Of je nu houdt van die andere Franstalige popsensatie of niet, je kan er niet naast dat Angèle iets anders te bieden heeft dan de uniforme pop die we de laatste jaren vooral te horen kregen. Indiestyles favoriete popalbum van het jaar is nog een iets straffere stretch voor het genre. Met ‘El mal querer’ bewees de Spaanse muzikante Rosalía dat uitdagende flamenco zijn plek heeft binnen het poplandschap. Zo zie je maar: ook zonder eightiesproducties of r&b-invloeden kan je coole pop maken.
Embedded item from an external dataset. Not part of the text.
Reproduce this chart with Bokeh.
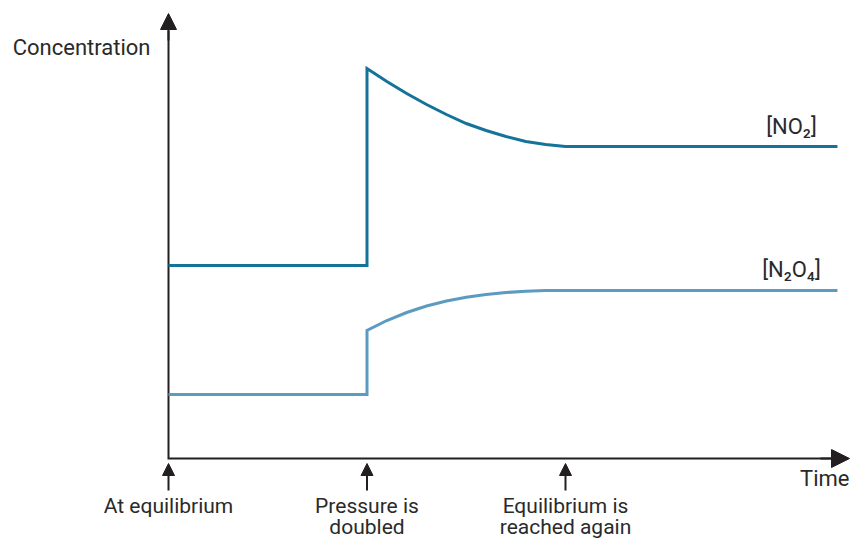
from bokeh.plotting import figure
from bokeh.models import Range1d, Arrow, NormalHead
from bokeh.core.properties import value
from bokeh.embed import file_html
from bokeh.resources import INLINE

# ---- data (time in arbitrary units, concentration in arbitrary units) ----
no2_t = [0, 1, 1, 1.1, 1.2, 1.3, 1.4, 1.5, 1.6, 1.7, 1.8, 1.9, 2.0, 3.37]
no2_c = [1.93, 1.93, 3.90, 3.77, 3.65, 3.54, 3.44, 3.35, 3.28, 3.22, 3.17, 3.14, 3.12, 3.12]
n2o4_t = [0, 1, 1, 1.1, 1.2, 1.3, 1.4, 1.5, 1.6, 1.7, 1.8, 1.9, 2.0, 3.37]
n2o4_c = [0.64, 0.64, 1.28, 1.38, 1.46, 1.525, 1.575, 1.613, 1.641, 1.66, 1.672, 1.679, 1.68, 1.68]
series_labels = ["[NO\u2082]", "[N\u2082O\u2084]"]
event_times = [0, 1, 2]
event_line1 = ["At equilibrium", "Pressure is", "Equilibrium is"]
event_line2 = ["", "doubled", "reached again"]
x_title = "Time"
y_title = "Concentration"

W, H = 851, 538
PX_T = 198.5   # pixels per time unit
PX_C = 100.0   # pixels per concentration unit
ORIG_X, ORIG_Y = 168, 458  # origin in canvas pixels


def fx(px):
    return (px - ORIG_X) / PX_T


def fy(py):
    return (ORIG_Y - py) / PX_C


p = figure(width=W, height=H, output_backend="svg", toolbar_location=None,
           x_range=Range1d(fx(0), fx(W)), y_range=Range1d(fy(H), fy(0)),
           x_axis_type=None, y_axis_type=None, min_border=0)
p.grid.visible = False
p.outline_line_color = None
p.background_fill_color = "white"

AX = "#231f20"
TXT = "#2a2a2a"
FONT = value("Roboto")
FS = "22px"
FS_SMALL = "21px"

# axes (L shape)
p.line(x=[0, 0, fx(836)], y=[fy(30), 0, 0], line_width=2, line_color=AX, line_join="miter")
p.add_layout(Arrow(end=NormalHead(size=16, fill_color=AX, line_color=AX, line_width=1),
                   x_start=0, y_start=fy(40), x_end=0, y_end=fy(13),
                   line_width=2, line_color=AX))
p.add_layout(Arrow(end=NormalHead(size=18, fill_color=AX, line_color=AX, line_width=1),
                   x_start=fx(820), y_start=0, x_end=fx(849), y_end=0,
                   line_width=2, line_color=AX))

# series
p.line(no2_t, no2_c, line_width=3, line_color="#15739a", line_join="miter")
p.line(n2o4_t, n2o4_c, line_width=3, line_color="#5b9bc0", line_join="miter")

# series labels
end_t = no2_t[-1]
lab_x = end_t - 46 / PX_T
p.text(x=[lab_x, lab_x], y=[no2_c[-1] + 20 / PX_C, n2o4_c[-1] + 21 / PX_C], text=series_labels,
       text_font=FONT, text_font_size=FS, text_color=TXT,
       text_align="center", text_baseline="middle")

# axis titles
p.text(x=[fx(150)], y=[fy(47)], text=[y_title], text_font=FONT, text_font_size=FS,
       text_color=TXT, text_align="right", text_baseline="middle")
p.text(x=[fx(849)], y=[fy(478)], text=[x_title], text_font=FONT, text_font_size=FS,
       text_color=TXT, text_align="right", text_baseline="middle")

# event arrows and labels
for t in event_times:
    p.add_layout(Arrow(end=NormalHead(size=12, fill_color=AX, line_color=AX, line_width=1),
                       x_start=t, y_start=fy(490), x_end=t, y_end=fy(463),
                       line_width=2, line_color=AX))
p.text(x=event_times, y=[fy(505)] * 3, text=event_line1, text_font=FONT, text_font_size=FS_SMALL,
       text_color=TXT, text_align="center", text_baseline="middle")
p.text(x=event_times, y=[fy(526)] * 3, text=event_line2, text_font=FONT, text_font_size=FS_SMALL,
       text_color=TXT, text_align="center", text_baseline="middle")

open("out.html", "w").write(file_html(p, INLINE))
Nog zo’n reden waarom popmuziek me hoopvol stemde het voorbije jaar: eindelijk is de wereld klaar voor muziek die unapologetic queer is! Probeerde Sam Smith zijn geaardheid nog weg te stoppen, dan wrijven Christine and the Queens, Janelle Monáe en Troye Sivan hun seksualiteit zo hard in je gezicht, dat er geen ontkomen aan is. Popmuziek heeft natuurlijk al langer een goede band met de LGBTQIA-gemeenschap en het voelt alsof die laatste eindelijk krijgt wat het verdient: artiesten die hun queerness omzetten tot een creatieve kracht, die hun outsiderrol gebruiken om de regels van de kunst heruit te vinden en die vooral de herkenbare verhalen vertellen die de hetero-cis-meerderheid lang weigerde toe te laten. Ze hebben meteen de toon gezet voor een nieuwe generatie popartiesten (Kim Petras, Rina Sawayama, King Princess…) die staat te trappelen om 2019 nog meer gay en trans te maken.
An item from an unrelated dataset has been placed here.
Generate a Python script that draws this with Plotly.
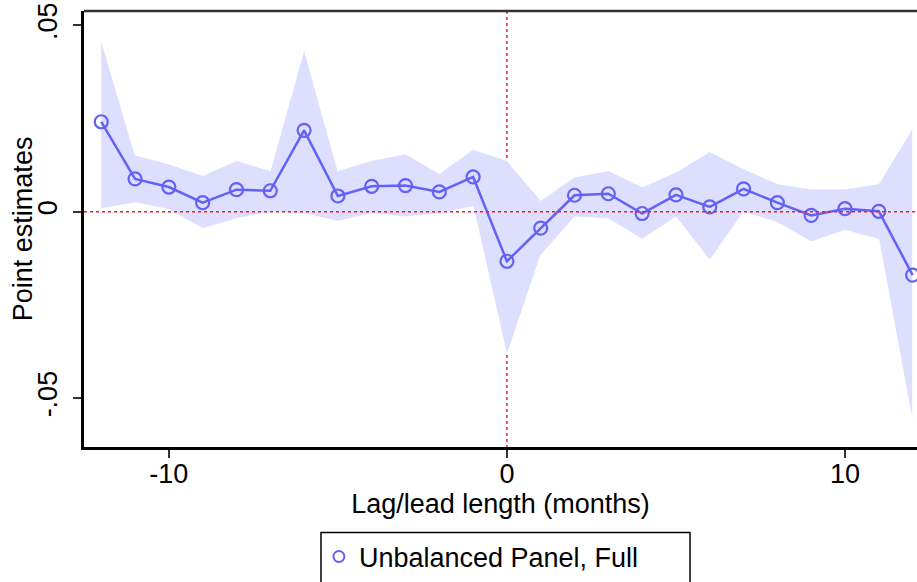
import plotly.graph_objects as go

lags = list(range(-12, 13))
estimates = [0.0241, 0.0088, 0.0066, 0.0024, 0.0059, 0.0056, 0.0218, 0.0042, 0.0068, 0.0070,
             0.0053, 0.0093, -0.0133, -0.0044, 0.0044, 0.0048, -0.0005, 0.0045, 0.0013, 0.0061,
             0.0024, -0.0010, 0.0008, 0.0001, -0.0170]
ci_upper = [0.0460, 0.0152, 0.0128, 0.0097, 0.0137, 0.0110, 0.0435, 0.0110, 0.0137, 0.0155,
            0.0102, 0.0167, 0.0137, 0.0030, 0.0093, 0.0110, 0.0066, 0.0106, 0.0161, 0.0115,
            0.0075, 0.0061, 0.0061, 0.0075, 0.0224]
ci_lower = [0.0008, 0.0024, 0.0006, -0.0045, -0.0019, -0.0001, -0.0005, -0.0026, -0.0005, -0.0014,
            -0.0005, 0.0014, -0.0384, -0.0117, -0.0014, -0.0019, -0.0074, -0.0014, -0.0130, -0.0001,
            -0.0029, -0.0081, -0.0050, -0.0074, -0.0565]
x_ticks = [-10, 0, 10]
x_tick_labels = ["-10", "0", "10"]
y_ticks = [-0.05, 0, 0.05]
y_tick_labels = ["-.05", "0", ".05"]
x_range = [-12.51, 12.13]
y_range = [-0.0631, 0.0538]
event_lag = 0

line_color = "rgb(98,98,245)"
fill_color = "rgb(222,222,255)"
font = "Liberation Sans, Arial, sans-serif"
fs = 27

i0 = lags.index(event_lag)

fig = go.Figure()
fig.add_trace(go.Scatter(
    x=lags + lags[::-1], y=ci_upper + ci_lower[::-1],
    fill="toself", fillcolor=fill_color, mode="lines",
    line=dict(color="rgba(255,255,255,0.9)", width=1),
    showlegend=False, hoverinfo="skip"))
# vertical reference line, hidden where the confidence band covers it
fig.add_trace(go.Scatter(
    x=[event_lag, event_lag, None, event_lag, event_lag],
    y=[y_range[1], ci_upper[i0], None, ci_lower[i0], y_range[0]], mode="lines",
    line=dict(color="rgb(220,30,80)", width=1.5, dash="dot"),
    showlegend=False, hoverinfo="skip"))
fig.add_trace(go.Scatter(
    x=lags, y=estimates, mode="lines+markers",
    line=dict(color=line_color, width=2.5),
    marker=dict(symbol="circle-open", size=13, color=line_color, line=dict(width=2.2, color=line_color)),
    showlegend=False))
fig.add_trace(go.Scatter(
    x=[None], y=[None], mode="markers", name="Unbalanced Panel, Full",
    marker=dict(symbol="circle-open", size=11, color=line_color, line=dict(width=2, color=line_color))))

fig.add_shape(type="line", xref="paper", yref="y", x0=0, x1=1, y0=0, y1=0,
              line=dict(color="rgb(240,30,40)", width=1.5, dash="dot"), layer="above")
# top frame line
fig.add_shape(type="line", xref="paper", yref="paper", x0=0, x1=1, y0=1, y1=1,
              line=dict(color="#333333", width=2.5), layer="above")
# legend frame
fig.add_shape(type="rect", xref="paper", yref="paper", x0=0.2845, x1=0.7275, y0=-0.322, y1=-0.1963,
              line=dict(color="black", width=1.5), fillcolor="rgba(0,0,0,0)", layer="above")

fig.add_annotation(text="Point estimates", xref="paper", yref="paper", x=-0.073, y=0.5,
                   xanchor="center", yanchor="middle", textangle=-90, showarrow=False,
                   font=dict(size=fs))

fig.update_layout(
    width=917, height=582,
    margin=dict(l=84, r=0, t=11, b=133),
    plot_bgcolor="white", paper_bgcolor="white",
    font=dict(family=font, size=fs, color="black"),
    xaxis=dict(range=x_range, tickvals=x_ticks, ticktext=x_tick_labels,
               showgrid=False, zeroline=False, showline=True, linecolor="black", linewidth=2.5,
               ticks="outside", ticklen=8, tickwidth=2, tickcolor="#333",
               tickfont=dict(size=fs), ticklabelstandoff=-7,
               title=dict(text="Lag/lead length (months)", font=dict(size=fs), standoff=2)),
    yaxis=dict(range=y_range, tickvals=y_ticks, ticktext=y_tick_labels,
               showgrid=False, zeroline=False, showline=True, linecolor="black", linewidth=2.5,
               ticks="outside", ticklen=8, tickwidth=2, tickcolor="#333",
               tickangle=-90, tickfont=dict(size=fs), ticklabelstandoff=5),
    legend=dict(x=0.282, xanchor="left", y=-0.196, yanchor="top",
                borderwidth=0, bgcolor="rgba(0,0,0,0)",
                font=dict(size=fs), orientation="h", itemwidth=30),
)

fig.write_html("out.html")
Het popjaar 2018 wist tenslotte de laatste barrière van het poptimisme te slopen. Het stigma rond boybands werd eigenhandig gesloopt door The 1975, die na hun onvolprezen ‘I like it when you sleep, for you are so beautiful yet so unaware of it’ critici nu nog meer schaamteloos deden smullen met ‘A brief inquiry into online relationships’. Het mag dan wel een erg divers en ambitieus en bombastisch en persoonlijk en geëngageerd werk zijn, het blijft vooral ook gericht op tieners. En vanaf nu kunnen we ook met z’n allen beseffen dat we het intrinsieke songmateriaal daar niet op hoeven af te straffen.
Het mag duidelijk zijn: op dit moment voelt het alsof alles mogelijk is in pop. Dat is een erg fijne constatatie in een klimaat dat niet altijd hetzelfde gevoel weerspiegelt. Misschien moet het doel van popmuziek wel gewoon zijn om op een excessieve manier de wereld even een aangenamere plek te maken. Met een beetje geluk straalt die hoop, dat optimisme en dat plezier wel af op de maatschappij, zodat die zichzelf niet helemaal verliest in kleingeestige en verzuurde ideologieën.